それが後の平塚らいてうとなる平塚明子18歳の姿で、当時付き合っていた森田草平の下宿を訪れるシーンが描かれる。
関川夏央が参照した元ネタは山田風太郎
ちなみに、この手法の元ネタは山田風太郎で、原作者の関川夏央がどっかで「この手法を知ったとき、これだ!と思った」みたいなことをどこかで語っておられました(家のどこかにそれが書かれている本か雑誌がありますが、さすがにすぐには出てこない)
関川夏央は『戦中派天才老人・山田風太郎』って本を書いているくらい山田風太郎に心酔しており(てか、今書いてて思ったけど、この本に上記のエピソードが載ってるかも。ちなみに僕も山田風太郎は大好きです。
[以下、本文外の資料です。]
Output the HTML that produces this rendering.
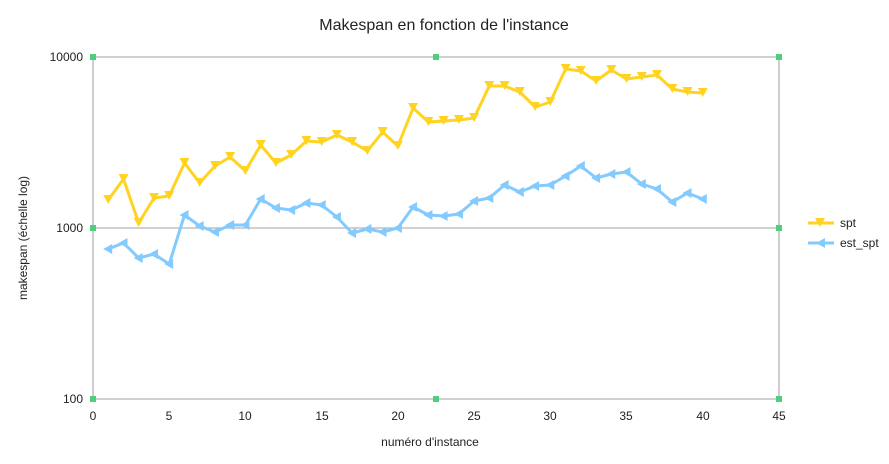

別のところでですが、以前に山田風太郎について書いた記事→http://yondoku.jp/?a=contents&id=21)
山田風太郎自身もこの手法について語っていて、作品(歴史小説)を書く前にまず年表をつくり、登場人物の生没年と住んでいた地域を書く。
すると、年齢的に、場所的に、この有名な歴史的人物二人が出会ったり、すれ違ったりしている可能性がある!ということが見えてきて、そこをフィクションでつなぐ。
実際にはないと思うけど、可能性としてはゼロではなく、その「もしかしたらあったかも」を想像力でつなぐという手法で、これを読んで関川夏央も「これだ!」と思ったというわけです。
たとえば、山田風太郎の明治物の中で、1886年の東京日本橋に生まれた谷崎潤一郎と、1872年東京の幸町(現在の千代田区)に生まれた樋口一葉の子ども時代に二人がすれ違うみたいなシーンが描かれます(といったシーンが出てくる作品があったと記憶していますが、違ってたらごめんなさい)。
これは山田風太郎の忍法帖シリーズなどにもいえることですが、内容自体は荒唐無稽ですが、その舞台設定として史実がきちんと踏まえられているので、単なる絵空事で終わらないというか、もしかしたら、と思わせるところが妙技だと思います。
作中のエッセイも魅力
上で書いた手法も魅力のひとつですが、それにプラス谷口ジローの絵も作品を引き立てます。
そして、単行本では要所要所に関川夏央のエッセイが解説的に入るんですが、これもなかなかいい感じです。
(ぼくが持っているのはオリジナルの旧版で、新装版が同じあしらいなのか確かめていませんが)
谷口さんの新作はもう見られませんが、残されたいい作品がたくさんあるので、ぜひ機会があればふれてみてください。